Start of Records provided
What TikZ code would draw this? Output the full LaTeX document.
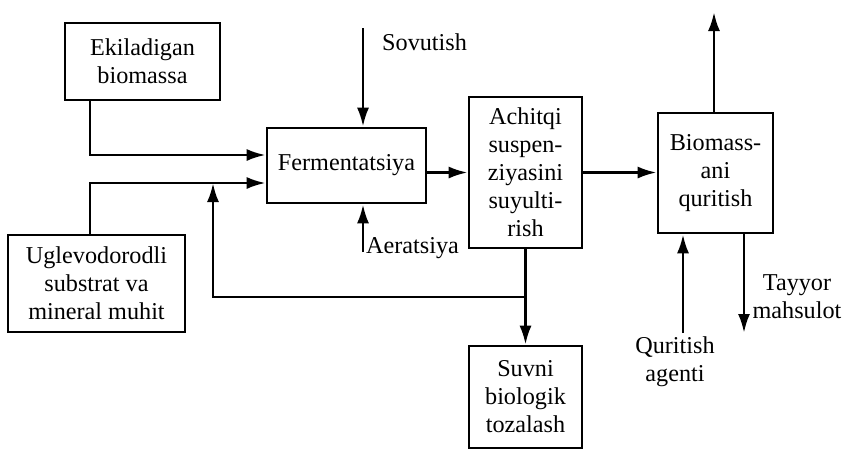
\documentclass[tikz,border=0pt]{standalone}
\usepackage{fontspec}
\setmainfont{Liberation Serif}
\usetikzlibrary{arrows.meta,positioning,calc}
\tikzset{
  base/.style={align=center, inner sep=2pt, font=\fontsize{24.2}{28}\selectfont, text=black},
  card/.style={base, draw=black, line width=2.6pt},
  arr/.style={-{Latex[length=19pt,width=12pt]}, line width=2.8pt},
  lab/.style={base},
}
\begin{document}
\begin{tikzpicture}[x=1pt, y=-1pt]
    \useasboundingbox (0,0) rectangle (846,450);
    \node[card, minimum width=155pt, minimum height=77pt] (eki) at (142.5,61.5) {Ekiladigan\\biomassa};
    \node[card, minimum width=177pt, minimum height=97pt] (ugl) at (96.5,283.5) {Uglevodorodli\\substrat va\\mineral muhit};
    \node[card, minimum width=159pt, minimum height=75pt] (ferm) at (346.5,165.5) {Fermentatsiya};
    \node[card, minimum width=113pt, minimum height=151pt] (achit) at (525.5,172.5) {Achitqi\\suspen-\\ziyasini\\suyulti-\\rish};
    \node[card, minimum width=113pt, minimum height=102pt] (suv) at (525.5,397) {Suvni\\biologik\\tozalash};
    \node[card, minimum width=115pt, minimum height=120pt] (bio) at (715.5,173) {Biomass-\\ani\\quritish};
    % free ends
    \coordinate (sov) at (363,28);
    \coordinate (aer) at (363,252);
    \coordinate (jn) at (525.5,297);
    \coordinate (mix) at (213,183);
    \coordinate (out) at (714,12);
    \coordinate (qa) at (683,333);
    \coordinate (ty) at (744,333);
    % feeds into the fermenter
    \draw[arr] ([xshift=-52.5pt]eki.south) |- ([yshift=10.5pt]ferm.west);
    \draw[arr] ([xshift=-6.5pt]ugl.north) |- ([yshift=-17.5pt]ferm.west);
    \draw[arr] (sov) -- (sov |- ferm.north);
    \draw[arr] (aer) -- (aer |- ferm.south);
    \node[lab, anchor=west] (sovl) at (380,42) {Sovutish};
    \node[lab, anchor=west] (aerl) at (364,248) {Aeratsiya};
    % main line
    \draw[arr] (ferm.east |- achit.west) -- (achit.west);
    \draw[arr] (achit.east) -- (achit.east -| bio.west);
    \draw[arr] (achit.south) -- (suv.north);
    \draw[arr] (jn) -| (mix);
    % dryer
    \draw[arr] (out |- bio.north) -- (out);
    \draw[arr] (qa) -- (qa |- bio.south);
    \draw[arr] (ty |- bio.south) -- (ty);
    \node[lab] (qal) at (675,362) {Quritish\\agenti};
    \node[lab] (tyl) at (797,297) {Tayyor\\mahsulot};
  \end{tikzpicture}
\end{document}
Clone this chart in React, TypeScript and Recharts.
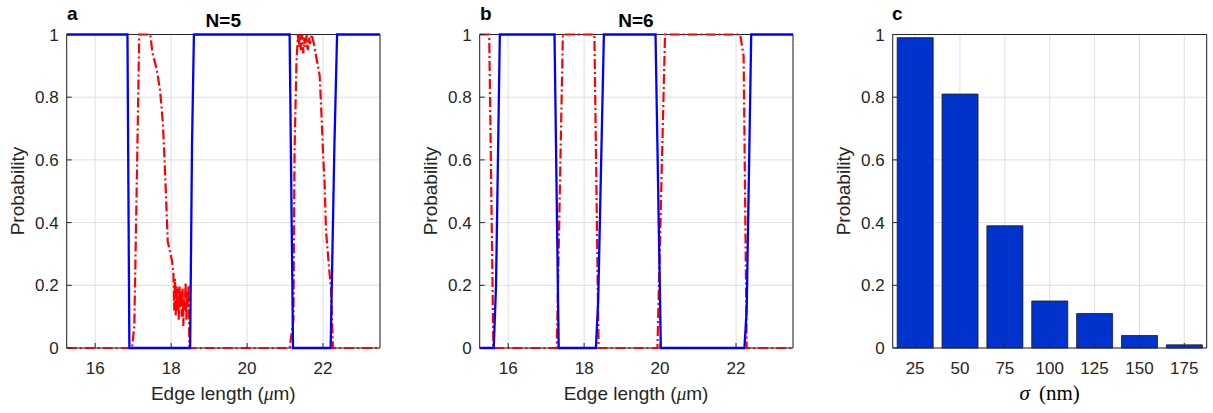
import React from "react";
import { LineChart, Line, BarChart, Bar, XAxis, YAxis, CartesianGrid } from "recharts";

// edge length (um) / probability pairs
const edgeTicks = [16, 18, 20, 22];
const probTicks = [0, 0.2, 0.4, 0.6, 0.8, 1];
const edgeDomain: [number, number] = [15.25, 23.5];

const n5Blue: [number, number][] = [
  [15.25, 1], [16.85, 1], [16.9, 0], [18.5, 0], [18.55, 0.65], [18.6, 1],
  [21.12, 1], [21.21, 0], [22.2, 0], [22.3, 0.65], [22.37, 1], [23.5, 1],
];

const n5Red: [number, number][] = [
  [15.25, 0], [16.97, 0], [17.03, 0.07], [17.11, 0.63], [17.16, 1], [17.45, 1],
  [17.51, 0.94], [17.62, 0.89], [17.71, 0.82], [17.78, 0.72], [17.82, 0.62],
  [17.87, 0.47], [17.91, 0.34], [18.02, 0.28], [18.06, 0.24],
  [18.08, 0.12], [18.1, 0.22], [18.12, 0.1], [18.14, 0.2], [18.16, 0.12],
  [18.18, 0.19], [18.2, 0.09], [18.22, 0.2], [18.24, 0.13], [18.26, 0.18],
  [18.28, 0.1], [18.3, 0.19], [18.32, 0.07], [18.34, 0.16], [18.36, 0.12],
  [18.38, 0.21], [18.4, 0.09], [18.42, 0.18], [18.44, 0.13], [18.46, 0.2],
  [18.48, 0], [21.12, 0], [21.22, 0.09], [21.25, 0.63], [21.3, 0.91], [21.34, 1],
  [21.36, 0.96], [21.39, 1], [21.42, 0.95], [21.45, 1], [21.48, 0.94], [21.51, 0.99],
  [21.54, 0.96], [21.57, 1], [21.6, 0.95], [21.63, 0.99], [21.66, 0.97], [21.7, 1],
  [21.76, 0.97], [21.82, 0.93], [21.91, 0.87], [21.95, 0.77], [22.0, 0.62],
  [22.04, 0.53], [22.08, 0.37], [22.17, 0.24], [22.21, 0.19], [22.26, 0], [23.5, 0],
];

const n6Blue: [number, number][] = [
  [15.25, 0], [15.62, 0], [15.68, 0.2], [15.78, 1], [17.22, 1], [17.33, 0],
  [18.31, 0], [18.37, 0.15], [18.52, 1], [19.88, 1], [20.02, 0],
  [22.22, 0], [22.28, 0.12], [22.4, 1], [23.5, 1],
];

const n6Red: [number, number][] = [
  [15.25, 1], [15.5, 1], [15.61, 0], [17.28, 0], [17.44, 1], [18.27, 1], [18.38, 0],
  [19.93, 0], [20.13, 1], [22.11, 1], [22.2, 0.93], [22.28, 0], [23.5, 0],
];

const sigmaLabels = ["25", "50", "75", "100", "125", "150", "175"];
const sigmaProb = [0.99, 0.81, 0.39, 0.15, 0.11, 0.04, 0.01];

const INK = "#262626";
const GRID = "#dfdfdf";
const FONT = "'Liberation Sans', Arial, Helvetica, sans-serif";
const SERIF = "'Liberation Serif', 'DejaVu Serif', serif";

const toPts = (arr: [number, number][]) => arr.map(([x, y]) => ({ x, y }));

function BottomTick(p: any) {
  return (
    <g>
      <line x1={p.x} x2={p.x} y1={p.y} y2={p.y - 5} stroke={INK} />
      <text x={p.x} y={p.y + 26} textAnchor="middle" fontSize={17} fontFamily={FONT} fill={INK}>
        {p.payload.value}
      </text>
    </g>
  );
}

function LeftTick(p: any) {
  return (
    <g>
      <line x1={p.x} x2={p.x + 5} y1={p.y} y2={p.y} stroke={INK} />
      <text x={p.x - 8} y={p.y + 6} textAnchor="end" fontSize={17} fontFamily={FONT} fill={INK}>
        {String(p.payload.value)}
      </text>
    </g>
  );
}

const TopTick = (p: any) => <line x1={p.x} x2={p.x} y1={p.y} y2={p.y + 5} stroke={INK} />;
const RightTick = (p: any) => <line x1={p.x} x2={p.x - 5} y1={p.y} y2={p.y} stroke={INK} />;

// the axes box is drawn as a grid layer so the series sit on top of it
const Frame = () => (
  <CartesianGrid
    stroke={INK}
    horizontalCoordinatesGenerator={({ offset }: any) => [offset.top, offset.top + offset.height]}
    verticalCoordinatesGenerator={({ offset }: any) => [offset.left, offset.left + offset.width]}
  />
);

const margin = { top: 24.5, right: 10, bottom: 25, left: 6.7 };

function EdgePanel({ red, blue }: { red: [number, number][]; blue: [number, number][] }) {
  return (
    <LineChart width={400} height={413} margin={margin}>
      <CartesianGrid stroke={GRID} />
      {Frame()}
      <XAxis
        type="number" dataKey="x" domain={edgeDomain} ticks={edgeTicks}
        height={40} tickSize={0} tickMargin={0} interval={0}
        axisLine={false} tickLine={false} tick={(p: any) => <BottomTick {...p} />}
      />
      <XAxis
        xAxisId="top" orientation="top" type="number" dataKey="x" domain={edgeDomain} ticks={edgeTicks}
        height={10} tickSize={0} tickMargin={0} interval={0}
        axisLine={false} tickLine={false} tick={(p: any) => <TopTick {...p} />}
      />
      <YAxis
        type="number" domain={[0, 1]} ticks={probTicks} width={60} tickSize={0} tickMargin={0} interval={0}
        axisLine={false} tickLine={false} tick={(p: any) => <LeftTick {...p} />}
      />
      <YAxis
        yAxisId="r" orientation="right" type="number" domain={[0, 1]} ticks={probTicks} width={10}
        tickSize={0} tickMargin={0} interval={0}
        axisLine={false} tickLine={false} tick={(p: any) => <RightTick {...p} />}
      />
      <Line
        data={toPts(red)} dataKey="y" type="linear" stroke="#ff0000" strokeWidth={2.2}
        strokeDasharray="10 3 2 3" dot={false} isAnimationActive={false}
      />
      <Line
        data={toPts(blue)} dataKey="y" type="linear" stroke="#0000ff" strokeWidth={2.3}
        dot={false} isAnimationActive={false}
      />
    </LineChart>
  );
}

const barData = sigmaLabels.map((s, i) => ({ sigma: s, p: sigmaProb[i] }));

function SigmaPanel() {
  return (
    <BarChart width={383} height={413} data={barData} margin={{ top: 24.5, right: 1.3, bottom: 25, left: 2.7 }} barCategoryGap="10%">
      <CartesianGrid stroke={GRID} />
      {Frame()}
      <XAxis
        dataKey="sigma" height={40} tickSize={0} tickMargin={0} interval={0}
        axisLine={false} tickLine={false} tick={(p: any) => <BottomTick {...p} />}
      />
      <XAxis
        xAxisId="top" orientation="top" type="number" domain={[12.5, 187.5]}
        ticks={[25, 50, 75, 100, 125, 150, 175]} allowDataOverflow height={10} tickSize={0}
        tickMargin={0} interval={0} axisLine={false} tickLine={false}
        tick={(p: any) => <TopTick {...p} />}
      />
      <YAxis
        type="number" domain={[0, 1]} ticks={probTicks} width={60} tickSize={0} tickMargin={0} interval={0}
        axisLine={false} tickLine={false} tick={(p: any) => <LeftTick {...p} />}
      />
      <YAxis
        yAxisId="r" orientation="right" type="number" domain={[0, 1]} ticks={probTicks} width={5}
        tickSize={0} tickMargin={0} interval={0}
        axisLine={false} tickLine={false} tick={(p: any) => <RightTick {...p} />}
      />
      <Bar dataKey="p" fill="#0032cc" stroke="#1a1a1a" strokeWidth={0.8} isAnimationActive={false} />
    </BarChart>
  );
}

export default function App() {
  const ylab = (x: number) => (
    <text
      x={x} y={191} transform={`rotate(-90 ${x} 191)`} textAnchor="middle"
      fontSize={19} fontFamily={FONT} fill={INK}
    >
      Probability
    </text>
  );
  const xlab = (cx: number) => (
    <text x={cx} y={400} textAnchor="middle" fontSize={19} fontFamily={FONT} fill={INK}>
      Edge length (<tspan fontFamily={SERIF} fontStyle="italic">μ</tspan>m)
    </text>
  );
  return (
    <div style={{ position: "absolute", left: 0, top: 0, width: 1213, height: 413, background: "#fff" }}>
      <div style={{ position: "absolute", left: 0, top: 0 }}>
        <EdgePanel red={n5Red} blue={n5Blue} />
      </div>
      <div style={{ position: "absolute", left: 412.6, top: 0 }}>
        <EdgePanel red={n6Red} blue={n6Blue} />
      </div>
      <div style={{ position: "absolute", left: 830, top: 0 }}>
        <SigmaPanel />
      </div>
      <svg width={1213} height={413} style={{ position: "absolute", left: 0, top: 0, pointerEvents: "none" }}>
        <text x={67} y={20} fontSize={19} fontWeight="bold" fontFamily={FONT} fill="#000">a</text>
        <text x={223.3} y={27} textAnchor="middle" fontSize={19} fontWeight="bold" fontFamily={FONT} fill="#000">N=5</text>
        <text x={480} y={20} fontSize={19} fontWeight="bold" fontFamily={FONT} fill="#000">b</text>
        <text x={636} y={27} textAnchor="middle" fontSize={19} fontWeight="bold" fontFamily={FONT} fill="#000">N=6</text>
        <text x={892} y={20} fontSize={19} fontWeight="bold" fontFamily={FONT} fill="#000">c</text>
        {ylab(24)}
        {ylab(436.6)}
        {ylab(850)}
        {xlab(223.3)}
        {xlab(636)}
        <text x={1049.7} y={400} textAnchor="middle" fontSize={21} fontFamily={SERIF} fill="#000">
          <tspan fontStyle="italic">σ</tspan>
          <tspan dx={9}>(nm)</tspan>
        </text>
      </svg>
    </div>
  );
}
End of Records provided
Copy word for word every line from the one with "Clone this chart" through the one with "XAxis, YAxis, CartesianGrid", including both. No pictures belong in the copy.

Clone this chart in React, TypeScript and Recharts.
import React from "react";
import { LineChart, Line, BarChart, Bar, XAxis, YAxis, CartesianGrid } from "recharts";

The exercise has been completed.